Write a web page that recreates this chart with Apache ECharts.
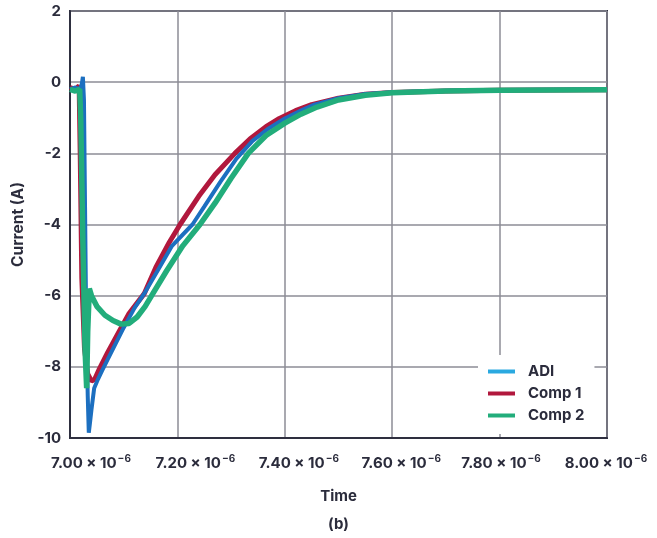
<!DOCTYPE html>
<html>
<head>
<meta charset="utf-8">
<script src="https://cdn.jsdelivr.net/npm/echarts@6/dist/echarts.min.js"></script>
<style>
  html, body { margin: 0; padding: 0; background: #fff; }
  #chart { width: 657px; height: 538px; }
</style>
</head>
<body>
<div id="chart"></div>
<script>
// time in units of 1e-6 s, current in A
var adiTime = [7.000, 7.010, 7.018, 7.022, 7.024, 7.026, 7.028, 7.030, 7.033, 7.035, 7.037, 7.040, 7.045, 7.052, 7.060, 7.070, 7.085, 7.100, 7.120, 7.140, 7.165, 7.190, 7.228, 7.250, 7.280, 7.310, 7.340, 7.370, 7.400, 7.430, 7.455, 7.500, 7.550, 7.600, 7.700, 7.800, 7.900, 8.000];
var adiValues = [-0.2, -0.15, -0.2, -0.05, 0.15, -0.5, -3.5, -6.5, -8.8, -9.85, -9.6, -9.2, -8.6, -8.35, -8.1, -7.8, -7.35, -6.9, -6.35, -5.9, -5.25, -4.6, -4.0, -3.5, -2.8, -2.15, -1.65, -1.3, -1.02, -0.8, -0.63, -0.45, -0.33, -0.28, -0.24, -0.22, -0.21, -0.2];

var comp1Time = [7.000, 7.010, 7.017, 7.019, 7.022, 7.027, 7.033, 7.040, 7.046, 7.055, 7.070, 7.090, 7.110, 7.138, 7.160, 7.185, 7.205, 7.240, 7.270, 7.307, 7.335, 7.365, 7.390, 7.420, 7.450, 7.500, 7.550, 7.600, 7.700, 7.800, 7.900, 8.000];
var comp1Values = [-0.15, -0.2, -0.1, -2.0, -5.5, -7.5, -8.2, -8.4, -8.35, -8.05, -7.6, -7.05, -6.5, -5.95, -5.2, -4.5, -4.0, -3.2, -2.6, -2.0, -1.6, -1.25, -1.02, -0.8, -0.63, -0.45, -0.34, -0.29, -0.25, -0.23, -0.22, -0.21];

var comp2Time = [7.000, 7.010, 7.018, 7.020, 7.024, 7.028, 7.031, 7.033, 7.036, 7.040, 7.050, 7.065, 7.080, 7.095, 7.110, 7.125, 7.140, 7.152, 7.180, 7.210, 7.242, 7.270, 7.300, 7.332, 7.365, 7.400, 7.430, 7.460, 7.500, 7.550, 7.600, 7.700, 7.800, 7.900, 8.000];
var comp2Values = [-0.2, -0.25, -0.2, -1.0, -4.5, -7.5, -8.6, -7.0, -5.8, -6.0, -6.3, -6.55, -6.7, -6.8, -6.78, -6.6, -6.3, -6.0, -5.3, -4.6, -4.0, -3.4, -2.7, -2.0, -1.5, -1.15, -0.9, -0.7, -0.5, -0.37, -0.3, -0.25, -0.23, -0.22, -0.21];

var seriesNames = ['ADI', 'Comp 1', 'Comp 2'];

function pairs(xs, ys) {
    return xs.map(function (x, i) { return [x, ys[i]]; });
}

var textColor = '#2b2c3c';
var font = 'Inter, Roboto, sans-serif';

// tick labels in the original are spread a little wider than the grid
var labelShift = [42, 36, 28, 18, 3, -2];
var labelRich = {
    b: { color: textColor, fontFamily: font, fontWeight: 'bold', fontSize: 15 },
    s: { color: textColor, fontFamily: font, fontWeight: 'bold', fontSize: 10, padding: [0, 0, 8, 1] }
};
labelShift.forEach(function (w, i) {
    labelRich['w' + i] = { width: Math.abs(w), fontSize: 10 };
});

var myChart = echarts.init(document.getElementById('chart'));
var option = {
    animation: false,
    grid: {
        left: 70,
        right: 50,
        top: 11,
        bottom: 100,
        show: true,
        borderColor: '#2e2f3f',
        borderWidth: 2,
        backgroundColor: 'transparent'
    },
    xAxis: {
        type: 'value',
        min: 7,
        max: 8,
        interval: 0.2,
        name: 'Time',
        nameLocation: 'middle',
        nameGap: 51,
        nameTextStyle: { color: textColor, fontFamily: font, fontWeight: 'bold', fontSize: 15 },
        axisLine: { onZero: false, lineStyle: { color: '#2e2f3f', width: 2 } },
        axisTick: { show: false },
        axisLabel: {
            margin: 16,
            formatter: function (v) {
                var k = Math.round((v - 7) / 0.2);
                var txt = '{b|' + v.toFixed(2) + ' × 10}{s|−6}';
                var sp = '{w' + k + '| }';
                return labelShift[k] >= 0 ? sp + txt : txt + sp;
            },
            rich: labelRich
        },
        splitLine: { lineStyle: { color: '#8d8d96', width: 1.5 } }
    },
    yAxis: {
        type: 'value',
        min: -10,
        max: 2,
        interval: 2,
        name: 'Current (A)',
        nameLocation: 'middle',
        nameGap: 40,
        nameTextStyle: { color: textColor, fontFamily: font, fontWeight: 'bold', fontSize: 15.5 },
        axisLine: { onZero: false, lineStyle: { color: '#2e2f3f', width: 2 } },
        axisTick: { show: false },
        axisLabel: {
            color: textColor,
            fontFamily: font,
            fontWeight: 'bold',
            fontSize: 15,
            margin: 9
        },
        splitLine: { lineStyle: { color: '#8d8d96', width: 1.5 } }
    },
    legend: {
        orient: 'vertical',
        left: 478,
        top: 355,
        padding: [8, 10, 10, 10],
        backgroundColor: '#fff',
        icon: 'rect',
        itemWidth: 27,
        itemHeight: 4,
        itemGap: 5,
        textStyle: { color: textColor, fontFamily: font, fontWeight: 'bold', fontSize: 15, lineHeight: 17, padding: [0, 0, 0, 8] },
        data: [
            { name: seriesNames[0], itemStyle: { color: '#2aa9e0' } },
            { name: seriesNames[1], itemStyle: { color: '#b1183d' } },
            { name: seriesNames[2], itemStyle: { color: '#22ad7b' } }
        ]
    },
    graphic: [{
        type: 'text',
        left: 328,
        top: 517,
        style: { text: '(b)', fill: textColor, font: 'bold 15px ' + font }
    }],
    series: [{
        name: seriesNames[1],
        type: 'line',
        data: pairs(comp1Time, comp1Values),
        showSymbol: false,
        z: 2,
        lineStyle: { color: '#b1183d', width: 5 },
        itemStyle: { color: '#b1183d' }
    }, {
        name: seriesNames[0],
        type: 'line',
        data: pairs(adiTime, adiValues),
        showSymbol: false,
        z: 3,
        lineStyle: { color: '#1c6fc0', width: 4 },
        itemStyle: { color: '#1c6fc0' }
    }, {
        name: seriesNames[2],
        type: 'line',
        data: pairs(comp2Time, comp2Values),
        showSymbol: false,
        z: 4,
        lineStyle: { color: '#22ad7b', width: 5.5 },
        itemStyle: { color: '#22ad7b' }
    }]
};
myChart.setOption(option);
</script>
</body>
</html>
++++++
§ **What the task requires**:
Reproduce only the lines from the beginning of the data through the line that contains "-0.29, -0.25, -0.23, -0.22, -0.21];", both included, and please drop the pictures.

§ **Result for this task**:
Write a web page that recreates this chart with Apache ECharts.
<!DOCTYPE html>
<html>
<head>
<meta charset="utf-8">
<script src="https://cdn.jsdelivr.net/npm/echarts@6/dist/echarts.min.js"></script>
<style>
  html, body { margin: 0; padding: 0; background: #fff; }
  #chart { width: 657px; height: 538px; }
</style>
</head>
<body>
<div id="chart"></div>
<script>
// time in units of 1e-6 s, current in A
var adiTime = [7.000, 7.010, 7.018, 7.022, 7.024, 7.026, 7.028, 7.030, 7.033, 7.035, 7.037, 7.040, 7.045, 7.052, 7.060, 7.070, 7.085, 7.100, 7.120, 7.140, 7.165, 7.190, 7.228, 7.250, 7.280, 7.310, 7.340, 7.370, 7.400, 7.430, 7.455, 7.500, 7.550, 7.600, 7.700, 7.800, 7.900, 8.000];
var adiValues = [-0.2, -0.15, -0.2, -0.05, 0.15, -0.5, -3.5, -6.5, -8.8, -9.85, -9.6, -9.2, -8.6, -8.35, -8.1, -7.8, -7.35, -6.9, -6.35, -5.9, -5.25, -4.6, -4.0, -3.5, -2.8, -2.15, -1.65, -1.3, -1.02, -0.8, -0.63, -0.45, -0.33, -0.28, -0.24, -0.22, -0.21, -0.2];

var comp1Time = [7.000, 7.010, 7.017, 7.019, 7.022, 7.027, 7.033, 7.040, 7.046, 7.055, 7.070, 7.090, 7.110, 7.138, 7.160, 7.185, 7.205, 7.240, 7.270, 7.307, 7.335, 7.365, 7.390, 7.420, 7.450, 7.500, 7.550, 7.600, 7.700, 7.800, 7.900, 8.000];
var comp1Values = [-0.15, -0.2, -0.1, -2.0, -5.5, -7.5, -8.2, -8.4, -8.35, -8.05, -7.6, -7.05, -6.5, -5.95, -5.2, -4.5, -4.0, -3.2, -2.6, -2.0, -1.6, -1.25, -1.02, -0.8, -0.63, -0.45, -0.34, -0.29, -0.25, -0.23, -0.22, -0.21];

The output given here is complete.